The necessary steps include the following:
- Insert the following import statements:
import java.util.ArrayList;
import java.util.List;
import com.aliasi.sentences.IndoEuropeanSentenceModel;
import com.aliasi.sentences.SentenceModel;
import com.aliasi.tokenizer.IndoEuropeanTokenizerFactory;
import com.aliasi.tokenizer.Tokenizer;
import com.aliasi.tokenizer.TokenizerFactory;
- Next, add the following code segment to the main method, which creates a tokenizer and sentence model:
String text =
"We will start with a simple sentence. However, is it "
+ "possible for a sentence to end with a question "
+ "mark? Obviously that is possible! Another "
+ "complication is the use of a number such as 56.32 "
+ "or ellipses such as ... Ellipses may be found ... "
+ "with a sentence! Of course, we may also find the "

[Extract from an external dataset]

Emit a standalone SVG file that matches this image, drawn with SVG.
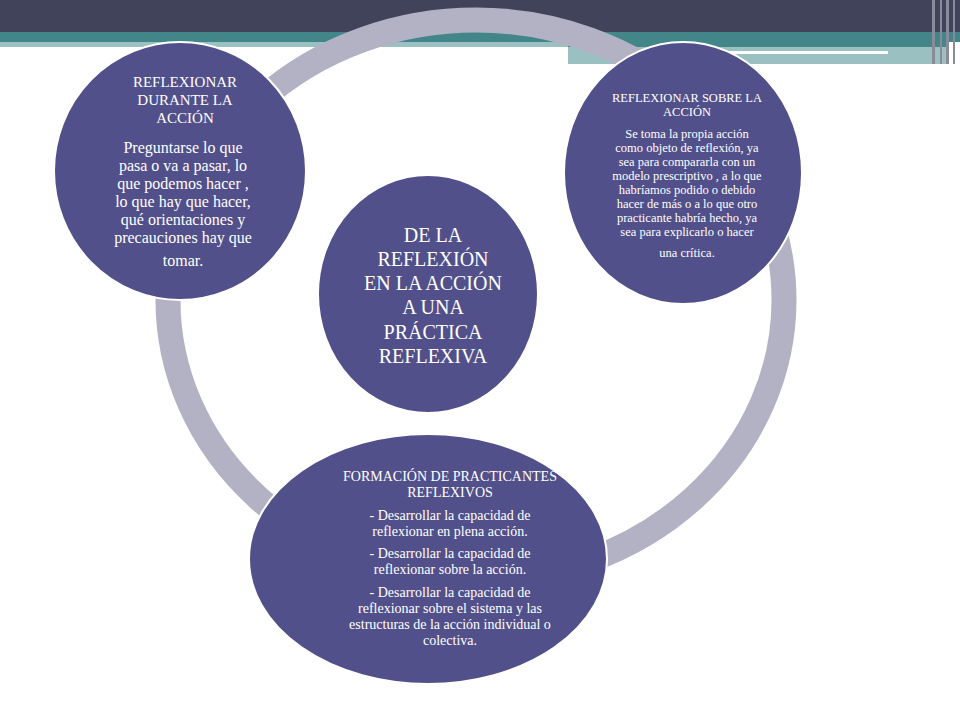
<svg xmlns="http://www.w3.org/2000/svg" width="960" height="720" viewBox="0 0 960 720">
<style>
.n{fill:#52508a;stroke:#fff;stroke-width:2}
text{font-family:"Liberation Serif",serif;fill:#fff;text-anchor:middle}
</style>
<rect width="960" height="720" fill="#fff"/>
<rect x="0" y="0" width="960" height="32" fill="#41435a"/>
<rect x="0" y="32" width="960" height="10" fill="#43868a"/>
<rect x="0" y="42" width="568" height="5" fill="#9ac0c2"/>
<rect x="568" y="42" width="380" height="5" fill="#43868a"/>
<rect x="568" y="47" width="380" height="17" fill="#9ac0c2"/>
<rect x="608" y="51" width="280" height="3" fill="#fff"/>
<g fill="#8a8a9a"><rect x="932" y="0" width="3" height="64"/><rect x="940" y="0" width="2" height="64"/><rect x="946" y="0" width="3" height="64"/><rect x="953" y="0" width="2" height="64"/></g>
<g id="connectors"><ellipse cx="476" cy="300" rx="308" ry="280" fill="none" stroke="#b3b2c5" stroke-width="25"/></g>
<g id="n1"><ellipse class="n" cx="180" cy="171" rx="126" ry="129"/>
<text font-size="15"><tspan x="185" y="87">REFLEXIONAR</tspan><tspan x="185" y="105">DURANTE LA</tspan><tspan x="185" y="123">ACCIÓN</tspan></text>
<text font-size="16"><tspan x="183" y="153">Preguntarse lo que</tspan><tspan x="183" y="171">pasa o va a pasar, lo</tspan><tspan x="183" y="189">que podemos hacer ,</tspan><tspan x="183" y="207">lo que hay que hacer,</tspan><tspan x="183" y="225">qué orientaciones y</tspan><tspan x="183" y="243">precauciones hay que</tspan><tspan x="183" y="266">tomar.</tspan></text></g>
<g id="n2"><ellipse class="n" cx="683" cy="173" rx="119" ry="131"/>
<text font-size="12.5"><tspan x="687" y="102">REFLEXIONAR SOBRE LA</tspan><tspan x="687" y="116">ACCIÓN</tspan></text>
<text font-size="12.5"><tspan x="687" y="138">Se toma la propia acción</tspan><tspan x="687" y="152">como objeto de reflexión, ya</tspan><tspan x="687" y="166">sea para compararla con un</tspan><tspan x="687" y="180">modelo prescriptivo , a lo que</tspan><tspan x="687" y="194">habríamos podido o debido</tspan><tspan x="687" y="208">hacer de  más o a lo que otro</tspan><tspan x="687" y="222">practicante habría hecho, ya</tspan><tspan x="687" y="236">sea para explicarlo o hacer</tspan><tspan x="687" y="257">una crítica.</tspan></text></g>
<g id="n3"><ellipse class="n" cx="428" cy="294" rx="110" ry="119"/>
<text font-size="20"><tspan x="433" y="242">DE LA</tspan><tspan x="433" y="266">REFLEXIÓN</tspan><tspan x="433" y="290">EN LA ACCIÓN</tspan><tspan x="433" y="314">A UNA</tspan><tspan x="433" y="339">PRÁCTICA</tspan><tspan x="433" y="363">REFLEXIVA</tspan></text></g>
<g id="n4"><ellipse class="n" cx="428" cy="559" rx="179" ry="125"/>
<text font-size="14"><tspan x="450" y="481">FORMACIÓN DE PRACTICANTES</tspan><tspan x="450" y="497">REFLEXIVOS</tspan></text>
<text font-size="14"><tspan x="450" y="520">- Desarrollar la capacidad de</tspan><tspan x="450" y="536">reflexionar en plena acción.</tspan><tspan x="450" y="558">-  Desarrollar la capacidad de</tspan><tspan x="450" y="574">reflexionar sobre la acción.</tspan><tspan x="450" y="597">- Desarrollar la capacidad de</tspan><tspan x="450" y="613">reflexionar sobre el sistema y las</tspan><tspan x="450" y="629">estructuras de la acción individual o</tspan><tspan x="450" y="645">colectiva.</tspan></text></g>
</svg>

+ "use of abbreviations such as Mr. Smith or "
+ "Dr. Jones.";
TokenizerFactory tokenizerFactory =
IndoEuropeanTokenizerFactory.INSTANCE;
SentenceModel sentenceModel = new IndoEuropeanSentenceModel();
- Add the following lists, which will hold the tokens and white space:
List<String> tokenList = new ArrayList<>();
List<String> whiteList = new ArrayList<>();
- Insert the next code sequence to populate these lists and find the sentence boundaries:
Tokenizer tokenizer = tokenizerFactory.tokenizer(
text.toCharArray(), 0, text.length());
tokenizer.tokenize(tokenList, whiteList);
int[] sentenceBoundaries = sentenceModel.boundaryIndices(
tokenList.toArray(new String[tokenList.size()]),
whiteList.toArray(new String[whiteList.size()]));
- Add the following code to display the sentences detected:
int start = 0;
for (int boundary : sentenceBoundaries) {
System.out.print("[");
while (start <= boundary) {
System.out.print(tokenList.get(start) +
whiteList.get(start + 1));
start++;
}
System.out.println("]");
}
- Execute the program. You will see the following output displayed:
[We will start with a simple sentence. ]
[However, is it possible for a sentence to end with a question mark? ]
[Obviously that is possible!. ]
[Another complication is the use of a number such as 56.32 or ellipses such as ... Ellipses may be found ... with a sentence! ]
[Of course, we may also find the use of abbreviations such as Mr. Smith or Dr. Jones.]